Home Property & Construction Spencer Group to begin rebuild of historic chain suspension bridge

Spencer Group to begin rebuild of historic chain suspension bridge

Spencer Group will begin work next month to refurbish and rebuild the Union Chain Bridge. The crossing links England and Scotland and is the world’s oldest suspension bridge still carrying traffic. Picture: Scottish Borders Council.

Leading engineering specialist Spencer Group will begin work next month to refurbish and rebuild one of the world’s oldest suspension bridges.

Spencer Group will carry out a programme of essential works to preserve the 200-year-old Union Chain Bridge linking England and Scotland.

With a single span of 449ft (137m), the historic crossing over the River Tweed from Horncliffe in Northumberland to Fishwick in Berwickshire was the longest wrought iron suspension bridge in the world when it opened in 1820.

It is credited with being a catalyst for bridge innovation, influencing the design of other famous structures such as the Clifton Suspension Bridge.


The Union Chain Bridge remains the world’s oldest suspension bridge still carrying traffic and is both a Grade I listed building in England and a Grade A listed building in Scotland.

Spencer Group has been appointed by Northumberland County Council to dismantle the bridge and carry out a complete refurbishment and rebuild to mark its bicentenary.

A key element of the project will be to ensure all modifications are in keeping with the historical significance of the bridge.
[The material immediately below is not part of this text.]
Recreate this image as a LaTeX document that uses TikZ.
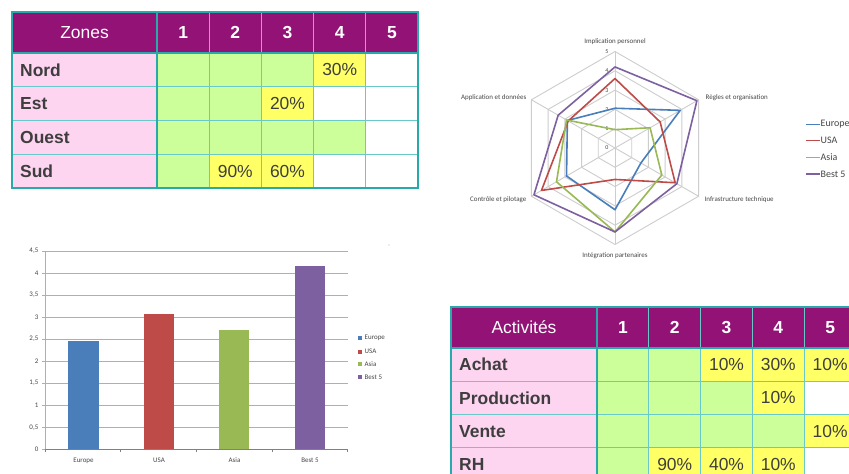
\documentclass[tikz,border=0pt]{standalone}
\usepackage{fontspec}
\setmainfont{Liberation Sans}
\newfontfamily\chartfont{Carlito}
\definecolor{hdr}{RGB}{146,18,118}
\definecolor{pinkc}{RGB}{253,213,241}
\definecolor{cellg}{RGB}{204,255,153}
\definecolor{celly}{RGB}{255,255,102}
\definecolor{cellw}{RGB}{255,255,255}
\definecolor{tealA}{RGB}{40,170,170}
\definecolor{tealB}{RGB}{105,200,200}
\definecolor{txtc}{RGB}{62,62,62}
\definecolor{eur}{RGB}{74,126,187}
\definecolor{usa}{RGB}{190,75,72}
\definecolor{asia}{RGB}{152,185,84}
\definecolor{best}{RGB}{125,96,160}
\definecolor{gridc}{RGB}{205,205,205}
\definecolor{gridb}{RGB}{175,175,175}
\definecolor{chtxt}{RGB}{70,70,70}
\tikzset{
  cellbase/.style={draw=tealB, line width=1bp, inner sep=0pt},
  hdrcell/.style={cellbase, fill=hdr, text=white},
  labcell/.style={cellbase, fill=pinkc},
  big/.style={font=\fontsize{17.5}{20}\selectfont},
  bigb/.style={font=\fontsize{17.5}{20}\selectfont\bfseries},
  rowtxt/.style={bigb, text=txtc, anchor=west, inner sep=0pt},
  pct/.style={big, text=txtc, inner sep=0pt},
  thickline/.style={line width=2.6bp, tealA},
  midline/.style={line width=1.6bp, tealA},
  radgrid/.style={gridc, line width=0.9bp},
  series/.style={line width=1.6bp, line join=round},
  tiny/.style={font=\chartfont\fontsize{7}{8}\selectfont, text=chtxt, inner sep=0.5pt},
  legtxt/.style={font=\chartfont\fontsize{10}{11}\selectfont, text=chtxt, anchor=west, inner sep=1pt},
  barleg/.style={font=\chartfont\fontsize{7}{8}\selectfont, text=chtxt, anchor=west, inner sep=0.5pt},
}
\begin{document}
\begin{tikzpicture}[x={(1bp,0)}, y={(0,-1bp)}]
\useasboundingbox (0,0) rectangle (849,474);
\fill[white] (0,0) rectangle (849,474);

% ================= Top-left table =================
\node[hdrcell, big, minimum width=145bp, minimum height=41bp] (zh0) at (84.5,32.5) {Zones};
\foreach \c in {1,...,5}
  \node[hdrcell, bigb, minimum width=52.2bp, minimum height=41bp] (zh\c) at ({157+(\c-0.5)*52.2},32.5) {\c};
\foreach \r/\lab/\cols in {1/Nord/{g,g,g,y,w},2/Est/{g,g,y,w,w},3/Ouest/{g,g,g,g,w},4/Sud/{g,y,y,w,w}}{
  \node[labcell, minimum width=145bp, minimum height=33.75bp] (zl\r) at (84.5,{53+(\r-0.5)*33.75}) {};
  \node[rowtxt] (zt\r) at (20,{53+(\r-0.5)*33.75}) {\lab};
  \foreach \cc [count=\c] in \cols
    \node[cellbase, fill=cell\cc, minimum width=52.2bp, minimum height=33.75bp] (z\r-\c) at ({157+(\c-0.5)*52.2},{53+(\r-0.5)*33.75}) {};
}
\node[pct] (zp1) at (z1-4) {30\%};
\node[pct] (zp2) at (z2-3) {20\%};
\node[pct] (zp3) at (z4-2) {90\%};
\node[pct] (zp4) at (z4-3) {60\%};
\draw[midline] (12,53) -- (418,53);
\draw[thickline] (157,12) -- (157,188);
\draw[thickline] (12,12) rectangle (418,188);

% ================= Bottom-right table =================
\node[hdrcell, big, minimum width=146bp, minimum height=41bp] (ah0) at (524,327.5) {Activités};
\foreach \c in {1,...,5}
  \node[hdrcell, bigb, minimum width=51.8bp, minimum height=41bp] (ah\c) at ({597+(\c-0.5)*51.8},327.5) {\c};
\foreach \r/\lab/\cols in {1/Achat/{g,g,y,y,y},2/Production/{g,g,g,y,w},3/Vente/{g,g,g,g,y},4/RH/{g,y,y,y,w}}{
  \node[labcell, minimum width=146bp, minimum height=33.25bp] (al\r) at (524,{348+(\r-0.5)*33.25}) {};
  \node[rowtxt] (at\r) at (459,{348+(\r-0.5)*33.25}) {\lab};
  \foreach \cc [count=\c] in \cols
    \node[cellbase, fill=cell\cc, minimum width=51.8bp, minimum height=33.25bp] (a\r-\c) at ({597+(\c-0.5)*51.8},{348+(\r-0.5)*33.25}) {};
}
\node[pct] (ap1) at (a1-3) {10\%};
\node[pct] (ap2) at (a1-4) {30\%};
\node[pct] (ap3) at (a1-5) {10\%};
\node[pct] (ap4) at (a2-4) {10\%};
\node[pct] (ap5) at (a3-5) {10\%};
\node[pct] (ap6) at (a4-2) {90\%};
\node[pct] (ap7) at (a4-3) {40\%};
\node[pct] (ap8) at (a4-4) {10\%};
\draw[midline] (451,348) -- (856,348);
\draw[thickline] (597,307) -- (597,481);
\draw[thickline] (451,307) rectangle (856,481);

% ================= Radar chart =================
\begin{scope}[shift={(615,148)}, x={(19.3bp,0)}, y={(0,19.3bp)}]
  \foreach \k in {1,...,5}
    \draw[radgrid] (90:\k) -- (30:\k) -- (-30:\k) -- (-90:\k) -- (210:\k) -- (150:\k) -- cycle;
  \foreach \a in {90,30,-30,-90,210,150}
    \draw[radgrid] (0,0) -- (\a:5);
  \foreach \k in {0,...,5}
    \node[tiny, font=\chartfont\fontsize{6}{7}\selectfont, fill=white, inner sep=0.3pt] (rs\k) at (-0.42,\k) {\k};
  \draw[series, eur] (90:2.06) -- (30:3.9) -- (-30:1.55) -- (-90:3.2) -- (210:2.9) -- (150:2.85) -- cycle;
  \draw[series, usa] (90:3.6) -- (30:2.7) -- (-30:3.6) -- (-90:1.63) -- (210:4.4) -- (150:2.8) -- cycle;
  \draw[series, asia] (90:0.95) -- (30:2.1) -- (-30:2.8) -- (-90:4.35) -- (210:3.5) -- (150:2.9) -- cycle;
  \draw[series, best] (90:4.2) -- (30:4.9) -- (-30:3.7) -- (-90:4.35) -- (210:4.85) -- (150:3.4) -- cycle;
\end{scope}
\node[tiny] (ax1) at (615,42) {Implication personnel};
\node[tiny, anchor=west] (ax2) at (705,98) {Règles et organisation};
\node[tiny, anchor=west] (ax3) at (704,200) {Infrastructure technique};
\node[tiny] (ax4) at (615,256) {Intégration partenaires};
\node[tiny, anchor=east] (ax5) at (527,200) {Contrôle et pilotage};
\node[tiny, anchor=east] (ax6) at (527,98) {Application et données};
\foreach \col/\lab/\yy in {eur/Europe/124.3,usa/USA/140.7,asia/Asia/157.3,best/Best 5/174}{
  \coordinate (rl\col) at (806,\yy);
  \node[legtxt] (rt\col) at (819.5,\yy) {\lab};
  \draw[\col, line width=1.5bp] (rl\col) -- (rt\col.west);
}

% ================= Bar chart =================
\begin{scope}[shift={(45,449.3)}, x={(1bp,0)}, y={(0,44.07bp)}]
  \foreach \v in {0.5,1,1.5,2,2.5,3,3.5,4,4.5}
    \draw[gridb, line width=0.9bp] (0,\v) -- (302.7,\v);
  \draw[gridb, line width=0.9bp] (0,0) -- (0,4.5);
  \foreach \v in {0,0.5,1,1.5,2,2.5,3,3.5,4,4.5}
    \draw[gridb, line width=0.9bp] (-3,\v) -- (0,\v);
  \foreach \v/\t in {0/0,0.5/{0,5},1/1,1.5/{1,5},2/2,2.5/{2,5},3/3,3.5/{3,5},4/4,4.5/{4,5}}
    \node[tiny, anchor=east] (bt\t) at (-6,\v) {\t};
  \fill[eur] (23.3,0) rectangle (53.7,2.46);
  \fill[usa] (99,0) rectangle (128.7,3.08);
  \fill[asia] (174,0) rectangle (204.3,2.70);
  \fill[best] (250,0) rectangle (280,4.17);
  \draw[gray, line width=0.9bp] (0,0) -- (302.7,0);
  \foreach \xx in {0,75.7,151.4,227.1,302.7}
    \draw[gray, line width=0.9bp] (\xx,0) -- (\xx,-0.07);
\end{scope}
\node[tiny] (bc1) at (83.5,460.5) {Europe};
\node[tiny] (bc2) at (159,460.5) {USA};
\node[tiny] (bc3) at (234.5,460.5) {Asia};
\node[tiny] (bc4) at (310,460.5) {Best 5};
\foreach \col/\lab/\yy in {eur/Europe/338.3,usa/USA/351.7,asia/Asia/364.3,best/Best 5/377}{
  \fill[\col] (358,{\yy-2}) rectangle (362,{\yy+2});
  \node[barleg] (bl\col) at (364,\yy) {\lab};
}
\fill[gray!60] (389,245) circle (0.6);
\end{tikzpicture}
\end{document}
This will include restoring, rather than replacing, the existing suspension chains and using the same type of stone to repair masonry work on the bridge’s two towers.

Spencer Group Managing Director Gary Thornton said: “We’re delighted and honoured to have been selected to carry out such an important project. It’s both a pleasure and a privilege to have been given the responsibility to preserve this precious structure for future generations.

“We will be bringing many years of accumulated knowledge and expertise to this project, from working on iconic bridges across the UK and Europe.”

The project will involve:

  • Removing the entire timber bridge deck using a suspended underdeck access platform and overhead cable hoist.
  • Removing all hanger rods using access cradles and an overhead cable crane.
  • Removing all the suspension chains.
  • Refurbishing the existing masonry towers using sandstone from the same nearby quarry, Swinton, as used originally to match the colour and geological characteristics, along with the same type of mortar.
  • Restoring the chains to their original strength, with links repaired instead of replaced wherever possible. Every link and chain that can be repaired will go back in its original place.
  • Installing new suspension chain anchorages either side of the bridge.
  • Re-installing the refurbished suspension chains.
  • Installing the new hanger rods using cradles and an overhead cable crane.
  • Laying the new deck, using timber sustainably sourced from managed woodland, and completing resurfacing work.

Spencer Group will also remodel the English and Scottish approach roads to incorporate parking for visitors to the bridge, which is accessible to both vehicles and pedestrians and is a popular tourist attraction.

The project is expected to take 16 months to complete, with the bridge inaccessible for around a year. During this period, drivers will be re-directed by a short diversion.

The Union Chain Bridge is only accessible to one vehicle at a time due to its restricted width and currently has a weight restriction of two tonnes. Following the restoration and rebuild, the weight restriction will be increased to three tonnes.

Joe DiMauro, Off-site Project Manager for Spencer Group, said: “The Union Chain Bridge was the first of its kind in the world when it was built and needs to be maintained for perpetuity because it is such an iconic structure.

“It has been in place for 200 years and this work will ensure it will remain for another 200. Our challenge is to make the bridge as good as new, while not changing its appearance and retaining the key original parts, such as the chains and links, that make it unique and of such historical importance.”

Amid growing concerns about the condition of the famous structure, a funding bid was submitted to the National Lottery Heritage Fund (NLHF) by Northumberland County Council, Scottish Borders Council, Museums Northumberland and community group Friends of the Union Chain Bridge.

Northumberland County Councillor, Glen Sanderson, Cabinet Member for Environment and Local Services, said: “This is a truly great project, which must be the largest and most ambitious cross-council joint endeavour ever.”

Councillor Gordon Edgar, Scottish Borders Council’s Executive Member for Roads and Infrastructure, said: “This is another hugely positive step forward for such an important project.

“We’re now looking forward to work starting as the next chapter of Union Chain Bridge’s unique history gets underway.”